After 28 years hosting “Tonight with Katherine Newbury,” Katherine (Emma Thompson) may soon find herself out of a job. Despite winning countless awards and accolades, new company president Caroline Morton (Amy Ryan) considers the once resonate show stagnant and in need of a fresh perspective. Concerned for her livelihood and legacy, Katherine tasks her producer Brad (Denis O’Hare) with finding a new writer, specifically a woman. Answering the call is Molly Patel (Kaling), a quality control specialist at a chemical plant whose love of comedy began at an early age. With Katherine’s unrelenting desire to stay on the air and Molly’s determination to be seen as more than a diversity hire, they find an opportunity for each to get exactly what they need.
Late Night marks the first time Kaling, who has already mastered television, has written a feature film; and it’s a strong initial outing. She understands how to set up characters and establish their needs and relationships, all while naturally developing the story to take on unexpected aspects.

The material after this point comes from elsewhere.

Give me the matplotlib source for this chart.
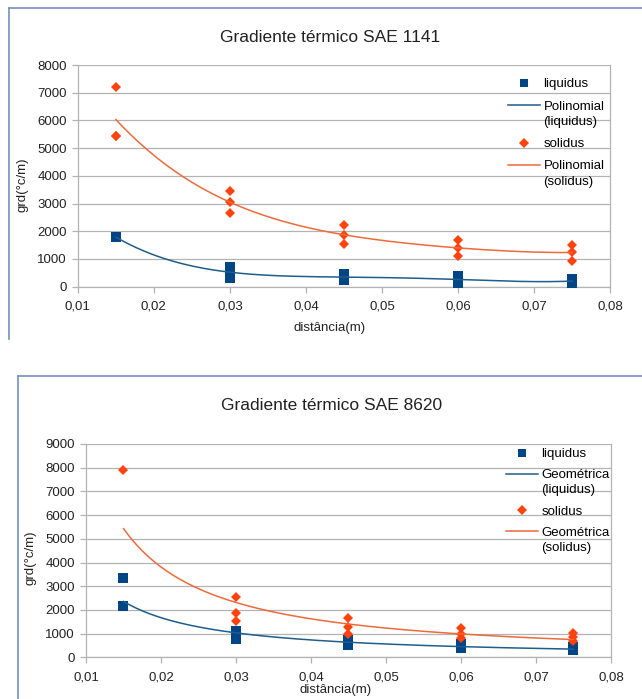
import matplotlib
matplotlib.use('Agg')
import matplotlib.pyplot as plt
import matplotlib.transforms as mtransforms
from matplotlib.legend_handler import HandlerLine2D
from matplotlib.lines import Line2D
from matplotlib.ticker import FuncFormatter
import numpy as np

plt.rcParams['font.family'] = ['Liberation Sans', 'DejaVu Sans']

# SAE 1141 (polynomial trend)
x1_liq = [0.015, 0.015, 0.015, 0.03, 0.03, 0.03, 0.045, 0.045, 0.045, 0.06, 0.06, 0.06, 0.075, 0.075, 0.075]
y1_liq = [1800, 1790, 1780, 330, 520, 720, 230, 350, 460, 130, 280, 370, 100, 220, 290]
x1_sol = [0.015, 0.015, 0.015, 0.03, 0.03, 0.03, 0.045, 0.045, 0.045, 0.06, 0.06, 0.06, 0.075, 0.075, 0.075]
y1_sol = [7200, 5450, 5450, 3450, 3050, 2650, 2220, 1860, 1540, 1690, 1390, 1120, 1490, 1270, 940]

# SAE 8620 (geometric / power trend)
x2_liq = [0.015, 0.015, 0.03, 0.03, 0.03, 0.045, 0.045, 0.045, 0.06, 0.06, 0.06, 0.075, 0.075, 0.075]
y2_liq = [3350, 2150, 760, 900, 1100, 500, 600, 720, 380, 470, 550, 310, 380, 440]
x2_sol = [0.015, 0.03, 0.03, 0.03, 0.045, 0.045, 0.045, 0.06, 0.06, 0.06, 0.075, 0.075, 0.075]
y2_sol = [7900, 2535, 1890, 1535, 1660, 1280, 1000, 1240, 1000, 800, 1020, 850, 700]

x_ticks = [0.01, 0.02, 0.03, 0.04, 0.05, 0.06, 0.07, 0.08]

BLUE = '#004586'
ORANGE = '#ff420e'
BLUE_T = '#1f5d8c'
ORANGE_T = '#ee6a3a'
GRID = '#b3b3b3'
FRAME = '#7390c0'

W, H = 642, 699
fig = plt.figure(figsize=(W / 100, H / 100), dpi=100)


def fx(px):
    return px / W


def fy(py):
    return 1 - py / H


class HandlerUp(HandlerLine2D):
    # put the trend line handle next to the first line of a two-line label
    def create_artists(self, legend, orig_handle, xdescent, ydescent, width, height, fontsize, trans):
        arts = super().create_artists(legend, orig_handle, xdescent, ydescent, width, height, fontsize, trans)
        shift = mtransforms.Affine2D().translate(0, 0.66 * fontsize)
        for a in arts:
            a.set_transform(shift + trans)
        return arts


def trend_poly(x, y, deg=4):
    c = np.polyfit(x, y, deg)
    xs = np.linspace(min(x), max(x), 200)
    return xs, np.polyval(c, xs)


def trend_power(x, y):
    b, a = np.polyfit(np.log(x), np.log(y), 1)
    xs = np.linspace(min(x), max(x), 200)
    return xs, np.exp(a) * xs ** b


def make_chart(rect, xl, yl, xs, ys, trend, ymax, trend_name, leg_xy, leg_space):
    ax = fig.add_axes(rect)
    ax.plot(xl, yl, 's', color=BLUE, ms=7.2, mew=0, zorder=3)
    tx, ty = trend(xl, yl)
    ax.plot(tx, ty, color=BLUE_T, lw=1.1, zorder=4)
    ax.plot(xs, ys, 'D', color=ORANGE, ms=5.0, mew=0, zorder=3)
    tx, ty = trend(xs, ys)
    ax.plot(tx, ty, color=ORANGE_T, lw=1.1, zorder=4)

    ax.set_xlim(0.01, 0.08)
    ax.set_ylim(0, ymax)
    ax.set_xticks(x_ticks)
    ax.set_yticks(range(0, ymax + 1, 1000))
    ax.xaxis.set_major_formatter(FuncFormatter(lambda v, p: f'{v:.2f}'.replace('.', ',')))
    ax.grid(axis='y', color=GRID, lw=0.9)
    ax.set_axisbelow(True)
    for s in ['left', 'bottom', 'right']:
        ax.spines[s].set_color(GRID)
        ax.spines[s].set_linewidth(0.9)
    ax.spines['top'].set_visible(False)
    ax.tick_params(colors=GRID, labelcolor='#222222', labelsize=9.5, length=4, width=0.9, pad=4)
    ax.tick_params(axis='x', pad=6)

    handles = [
        Line2D([], [], ls='none', marker='s', color=BLUE, ms=6, mew=0),
        Line2D([], [], color=BLUE_T, lw=1.1),
        Line2D([], [], ls='none', marker='D', color=ORANGE, ms=5, mew=0),
        Line2D([], [], color=ORANGE_T, lw=1.1),
    ]
    labels = ['liquidus', trend_name + '\n(liquidus)', 'solidus', trend_name + '\n(solidus)']
    up = HandlerUp()
    leg = fig.legend(handles, labels, loc='upper left', bbox_to_anchor=leg_xy, frameon=False,
                     fontsize=9.5, handlelength=2.4, handletextpad=0.3, labelspacing=leg_space,
                     borderpad=0, borderaxespad=0,
                     handler_map={handles[1]: up, handles[3]: up})
    for t in leg.get_texts():
        t.set_linespacing(1.35)
    return ax


# top chart
make_chart([fx(77.8), fy(286.7), (610.2 - 77.8) / W, (286.7 - 65) / H],
           x1_liq, y1_liq, x1_sol, y1_sol, trend_poly, 8000, 'Polinomial',
           (fx(508), fy(78)), 0.78)
fig.text(fx(330), fy(38), 'Gradiente térmico SAE 1141', ha='center', va='center', fontsize=12.5, color='#222222')
fig.text(fx(22.5), fy(185), 'grd(°c/m)', rotation=90, ha='center', va='center', fontsize=9.5, color='#222222')
fig.text(fx(330), fy(328), 'distância(m)', ha='center', va='center', fontsize=9.5, color='#222222')

# bottom chart
make_chart([fx(86), fy(657.3), (611 - 86) / W, (657.3 - 444) / H],
           x2_liq, y2_liq, x2_sol, y2_sol, trend_power, 9000, 'Geométrica',
           (fx(506), fy(448)), 0.68)
fig.text(fx(332), fy(406), 'Gradiente térmico SAE 8620', ha='center', va='center', fontsize=12.5, color='#222222')
fig.text(fx(30.7), fy(558), 'grd(°c/m)', rotation=90, ha='center', va='center', fontsize=9.5, color='#222222')
fig.text(fx(336), fy(690.5), 'distância(m)', ha='center', va='center', fontsize=9.5, color='#222222')

# panel frames
fig.add_artist(Line2D([fx(9), fx(9)], [fy(8), fy(339)], color=FRAME, lw=1.2))
fig.add_artist(Line2D([fx(9), 1], [fy(8), fy(8)], color=FRAME, lw=1.2))
fig.add_artist(Line2D([fx(18), fx(18)], [fy(376), 0], color=FRAME, lw=1.2))
fig.add_artist(Line2D([fx(18), 1], [fy(376), fy(376)], color=FRAME, lw=1.2))

fig.savefig('out.png', dpi=100, facecolor='white')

For instance, Thompson’s Katherine is the character the film begins with and it’s not until after much of the conflict is established that Kaling’s Molly is introduced. Though each character is on a parallel, albeit vastly different personal journey, Katherine (not Molly, as the marketing suggests) creates the center around which all other plotlines revolve. Kaling defies audience expectations for the type of film Late Night is by putting the right character forward, not just the younger one. It may seem to be a small detail but this gets straight to the heart of one of the underpinning themes of Late Night: relevance by way of youth.

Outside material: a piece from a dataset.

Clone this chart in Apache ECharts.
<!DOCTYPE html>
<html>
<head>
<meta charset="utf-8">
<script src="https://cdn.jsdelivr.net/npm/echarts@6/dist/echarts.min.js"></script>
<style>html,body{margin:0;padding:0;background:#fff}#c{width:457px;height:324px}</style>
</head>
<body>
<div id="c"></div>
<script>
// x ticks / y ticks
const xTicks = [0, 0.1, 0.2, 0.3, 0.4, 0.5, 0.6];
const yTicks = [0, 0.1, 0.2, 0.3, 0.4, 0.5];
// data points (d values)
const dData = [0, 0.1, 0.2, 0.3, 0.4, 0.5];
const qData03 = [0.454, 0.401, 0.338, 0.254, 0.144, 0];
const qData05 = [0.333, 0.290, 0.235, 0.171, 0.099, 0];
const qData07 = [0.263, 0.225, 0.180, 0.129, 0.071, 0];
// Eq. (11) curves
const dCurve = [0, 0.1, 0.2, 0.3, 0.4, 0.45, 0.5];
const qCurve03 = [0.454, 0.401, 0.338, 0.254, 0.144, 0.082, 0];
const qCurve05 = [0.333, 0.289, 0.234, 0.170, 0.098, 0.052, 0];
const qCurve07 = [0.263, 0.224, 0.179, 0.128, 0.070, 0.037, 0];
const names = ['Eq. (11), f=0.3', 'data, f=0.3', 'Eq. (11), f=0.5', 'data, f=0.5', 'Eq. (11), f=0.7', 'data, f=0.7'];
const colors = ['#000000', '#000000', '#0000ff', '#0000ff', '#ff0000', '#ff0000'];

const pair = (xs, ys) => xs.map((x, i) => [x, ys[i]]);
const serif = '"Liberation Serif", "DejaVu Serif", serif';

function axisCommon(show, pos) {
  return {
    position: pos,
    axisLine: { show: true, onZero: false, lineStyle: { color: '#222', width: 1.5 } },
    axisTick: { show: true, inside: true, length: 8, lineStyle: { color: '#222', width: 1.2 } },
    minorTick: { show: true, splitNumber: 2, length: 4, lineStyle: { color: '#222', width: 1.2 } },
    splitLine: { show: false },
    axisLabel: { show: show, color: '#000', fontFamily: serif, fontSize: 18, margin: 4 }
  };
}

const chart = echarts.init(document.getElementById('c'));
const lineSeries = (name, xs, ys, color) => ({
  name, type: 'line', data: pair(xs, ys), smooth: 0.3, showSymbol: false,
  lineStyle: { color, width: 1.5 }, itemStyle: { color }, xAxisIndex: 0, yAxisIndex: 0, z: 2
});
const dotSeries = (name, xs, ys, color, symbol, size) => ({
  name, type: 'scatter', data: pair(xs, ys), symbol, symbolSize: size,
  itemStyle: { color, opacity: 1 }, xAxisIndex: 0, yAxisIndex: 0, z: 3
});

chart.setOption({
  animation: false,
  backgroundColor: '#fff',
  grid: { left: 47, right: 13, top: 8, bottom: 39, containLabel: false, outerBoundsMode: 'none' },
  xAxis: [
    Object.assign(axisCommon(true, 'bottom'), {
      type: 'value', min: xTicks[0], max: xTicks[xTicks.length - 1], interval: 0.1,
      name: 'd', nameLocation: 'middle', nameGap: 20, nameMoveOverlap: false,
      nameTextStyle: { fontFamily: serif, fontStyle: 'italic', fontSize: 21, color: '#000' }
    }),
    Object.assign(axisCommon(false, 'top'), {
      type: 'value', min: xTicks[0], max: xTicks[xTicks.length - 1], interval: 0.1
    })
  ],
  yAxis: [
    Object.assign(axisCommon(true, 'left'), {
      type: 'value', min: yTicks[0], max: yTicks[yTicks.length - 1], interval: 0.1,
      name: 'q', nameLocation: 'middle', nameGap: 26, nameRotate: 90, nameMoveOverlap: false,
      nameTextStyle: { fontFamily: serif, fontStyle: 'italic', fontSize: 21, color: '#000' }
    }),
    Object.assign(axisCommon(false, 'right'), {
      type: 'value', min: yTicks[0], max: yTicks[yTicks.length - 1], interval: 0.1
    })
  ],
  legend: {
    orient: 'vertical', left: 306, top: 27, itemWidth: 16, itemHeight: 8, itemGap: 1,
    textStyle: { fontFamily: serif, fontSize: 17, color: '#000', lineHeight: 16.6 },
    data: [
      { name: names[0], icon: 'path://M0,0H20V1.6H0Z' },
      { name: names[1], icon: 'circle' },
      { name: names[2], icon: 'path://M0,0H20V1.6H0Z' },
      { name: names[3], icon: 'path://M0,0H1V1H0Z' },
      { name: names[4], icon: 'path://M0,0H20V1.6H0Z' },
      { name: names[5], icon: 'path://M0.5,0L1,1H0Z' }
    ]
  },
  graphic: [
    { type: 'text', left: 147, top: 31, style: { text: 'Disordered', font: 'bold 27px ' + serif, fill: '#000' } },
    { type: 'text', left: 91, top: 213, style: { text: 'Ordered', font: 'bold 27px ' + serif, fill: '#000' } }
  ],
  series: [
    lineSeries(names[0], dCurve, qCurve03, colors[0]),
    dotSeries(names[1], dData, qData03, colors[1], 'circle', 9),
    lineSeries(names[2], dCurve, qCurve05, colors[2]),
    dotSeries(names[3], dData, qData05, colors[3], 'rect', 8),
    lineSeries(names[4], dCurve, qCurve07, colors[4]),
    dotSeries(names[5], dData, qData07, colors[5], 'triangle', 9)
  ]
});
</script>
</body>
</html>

Thompson absolutely kills her role as Katherine, making her more than a character on a page littered with tropes. Versatile as ever, Thompson steals the focus every time she shares the screen with anyone, which is a boon given the nature of her TV host character’s need to do the same. Thompson’s performance is not the only key ingredient to Late Night, however. Kaling’s script shows she understands that humor isn’t just about a line of dialogue or slip on a banana peel, but the honesty of the delivery. Perhaps this is why Late Night is comprised of talents like John Lithgow (3rd Rock from the Sun), Reid Scott (Veep), Max Casella (Jackie), Ike Barinholtz (The Oath), and a litany of other incredible comedic talents. Refreshingly, these fine comedians prop up Thompson and Kaling, filling the roles of the supportive spouses, colleagues, etc. that women often fall into in this type of workplace story. Not once do they overtake or intrude, nor are they subservient or subject to caricature. Even in small pieces, the supportive performances feel fully realized, making the world of Late Night seem less invented and more concrete.

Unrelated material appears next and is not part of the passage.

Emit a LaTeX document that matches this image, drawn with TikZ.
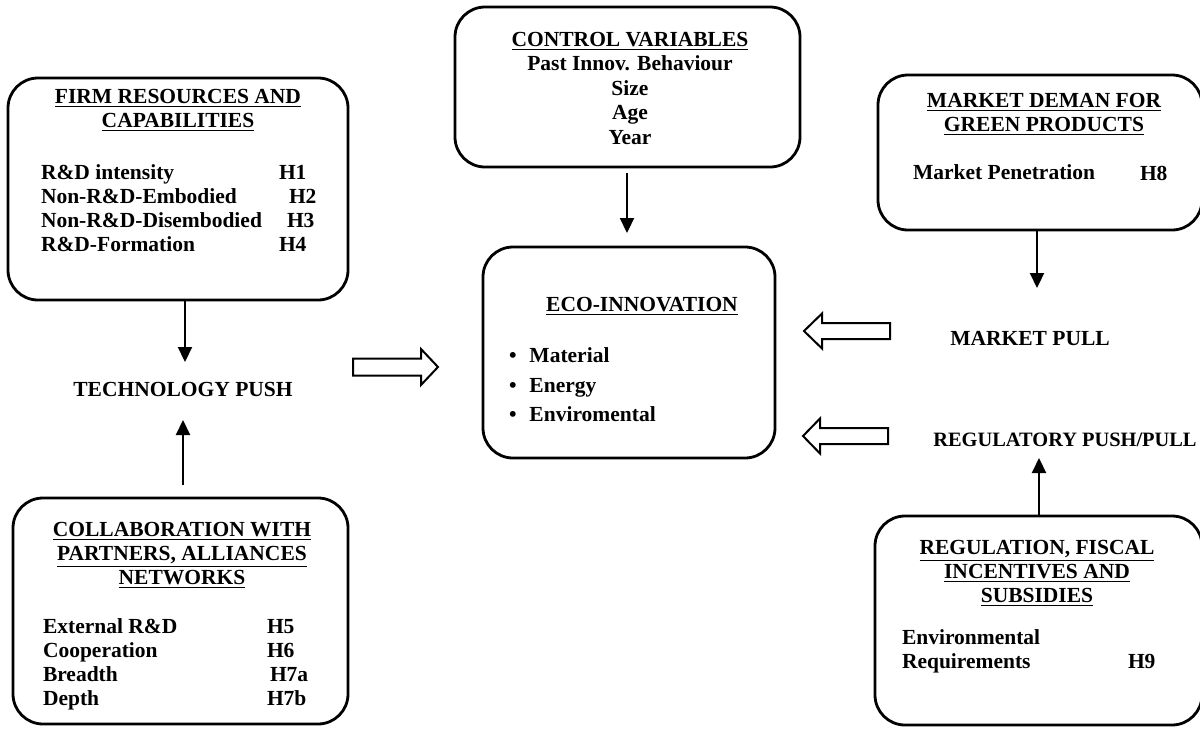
\documentclass[tikz,border=0pt]{standalone}
\usepackage{fontspec}
\setmainfont{Liberation Serif}
\usetikzlibrary{arrows.meta}
\begin{document}
\begin{tikzpicture}[x=0.5pt,y=-0.5pt,
  box/.style={draw,line width=1.4pt,rounded corners=15pt,anchor=north west,outer sep=0pt,inner sep=0pt},
  txt/.style={inner sep=0pt,outer sep=0pt,font=\fontsize{10.75}{12}\selectfont\bfseries},
  arr/.style={line width=1.1pt,-{Triangle[width=7pt,length=7.5pt]}},
  hollow/.style={draw,line width=1pt,line join=miter}
]
\useasboundingbox (0,0) rectangle (1200,729);

% Firm resources box
\node[box,minimum width=170pt,minimum height=111pt] (firm) at (8,78) {};
\node[txt,align=center,anchor=north] (firmT) at (178,89) {\underline{FIRM RESOURCES AND}\\\underline{CAPABILITIES}};
\node[txt,align=left,anchor=north west] (firmI) at (41,165) {R\&D intensity\\Non-R\&D-Embodied\\Non-R\&D-Disembodied\\R\&D-Formation};
\node[txt,align=left,anchor=north west] (firmH) at (279,165) {H1\\\hspace*{5pt}H2\\\hspace*{4pt}H3\\H4};

% Technology push
\node[txt,anchor=north] (tech) at (183,382) {TECHNOLOGY PUSH};

% Collaboration box
\node[box,minimum width=167.5pt,minimum height=113pt] (collab) at (13,498) {};
\node[txt,align=center,anchor=north] (collabT) at (182,522) {\underline{COLLABORATION WITH}\\\underline{PARTNERS, ALLIANCES}\\\underline{NETWORKS}};
\node[txt,align=left,anchor=north west] (collabI) at (43,619) {External R\&D\\Cooperation\\Breadth\\Depth};
\node[txt,align=left,anchor=north west] (collabH) at (267,619) {H5\\H6\\\hspace*{1.5pt}H7a\\H7b};

% Control variables box
\node[box,minimum width=172.5pt,minimum height=80pt] (ctrl) at (455,7) {};
\node[txt,align=center,anchor=north,font=\fontsize{10.75}{12.25}\selectfont\bfseries] (ctrlT) at (630,32) {\underline{CONTROL VARIABLES}\\Past Innov. Behaviour\\Size\\Age\\Year};

% Eco-innovation box
\node[box,minimum width=146pt,minimum height=105.5pt] (eco) at (483,247) {};
\node[txt,anchor=north] (ecoT) at (642,297) {\underline{ECO-INNOVATION}};
\node[txt,align=left,anchor=north west] (ecoI) at (509,348) {\makebox[10.25pt][l]{\textbullet}Material\\[2.75pt]\makebox[10.25pt][l]{\textbullet}Energy\\[2.75pt]\makebox[10.25pt][l]{\textbullet}Enviromental};

% Market demand box
\node[box,minimum width=162pt,minimum height=77.5pt] (market) at (878,75) {};
\node[txt,align=center,anchor=north] (marketT) at (1044,93) {\underline{MARKET DEMAN FOR}\\\underline{GREEN PRODUCTS}};
\node[txt,anchor=north west] (marketI) at (913,165) {Market Penetration};
\node[txt,anchor=north west] (marketH) at (1140,166) {H8};

\node[txt,anchor=north] (mpull) at (1030,331) {MARKET PULL};
\node[txt,anchor=north,font=\fontsize{10.2}{12}\selectfont\bfseries] (rpush) at (1065,433) {REGULATORY PUSH/PULL};

% Regulation box
\node[box,minimum width=163.5pt,minimum height=104.5pt] (regul) at (875,516) {};
\node[txt,align=center,anchor=north] (regulT) at (1037,540) {\underline{REGULATION, FISCAL}\\\underline{INCENTIVES AND}\\\underline{SUBSIDIES}};
\node[txt,align=left,anchor=north west] (regulI) at (902,630) {Environmental\\Requirements};
\node[txt,anchor=north west] (regulH) at (1128,654) {H9};

% Arrows
\coordinate (tpT) at (185,362);
\draw[arr] (firm.south -| tpT) -- (tpT);
\coordinate (tpB) at (183,420);
\draw[arr] ([yshift=6.5pt]collab.north -| tpB) -- (tpB);
\coordinate (cvT) at (627,233);
\draw[arr] ([yshift=-3pt]ctrl.south -| cvT) -- (cvT);
\coordinate (mpT) at (1037,288);
\draw[arr] (market.south -| mpT) -- (mpT);
\coordinate (rpT) at (1039,458);
\draw[arr] (regul.north -| rpT) -- (rpT);

% Hollow block arrows
\draw[hollow] (353,358.5) -- (421,358.5) -- (421,349) -- (438,367) -- (421,385) -- (421,375.5) -- (353,375.5) -- cycle;
\draw[hollow] (890,323) -- (822,323) -- (822,313.5) -- (804,331) -- (822,348.5) -- (822,339) -- (890,339) -- cycle;
\draw[hollow] (888,428) -- (820,428) -- (820,418.5) -- (803,436) -- (820,453.5) -- (820,444) -- (888,444) -- cycle;
\end{tikzpicture}
\end{document}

There are two aspects of Late Night which prompt minor complaints. For one, the entire film, while wonderfully directed by Brooklyn Nine-Nine veteran Nisha Ganatra, never stops feeling like an extended episode of a broadcast program. Perhaps because the narrative revolves around a television program, the whole film is enveloped within that smaller visual mileu. So Late Night never busts through that broadcast feel to capture any cinematic spark. The second is a smaller quibble regarding styling. At a moment close to the end, a song is inserted as a character ascends a set of steps. If this were a romantic comedy or if Late Night were prone to such inclusions, the song wouldn’t stand out in the slightest. Instead, a brief yet highly amusing sequence shifts awkwardly as it takes on a sudden “girl power” element the scene neither requires nor benefits from.
The idea of seeking out a film which determinedly discusses sexism and ageism might not seem like a fun night out. But instead of a lecture, audiences are gifted with a breezy, charming, and often heartfelt comedy which may actually help them forget about what’s going on outside the theater walls. Sometimes we could use a break from the heaviness of the world and there’s something about an unfeigned comedy that can do the heart good.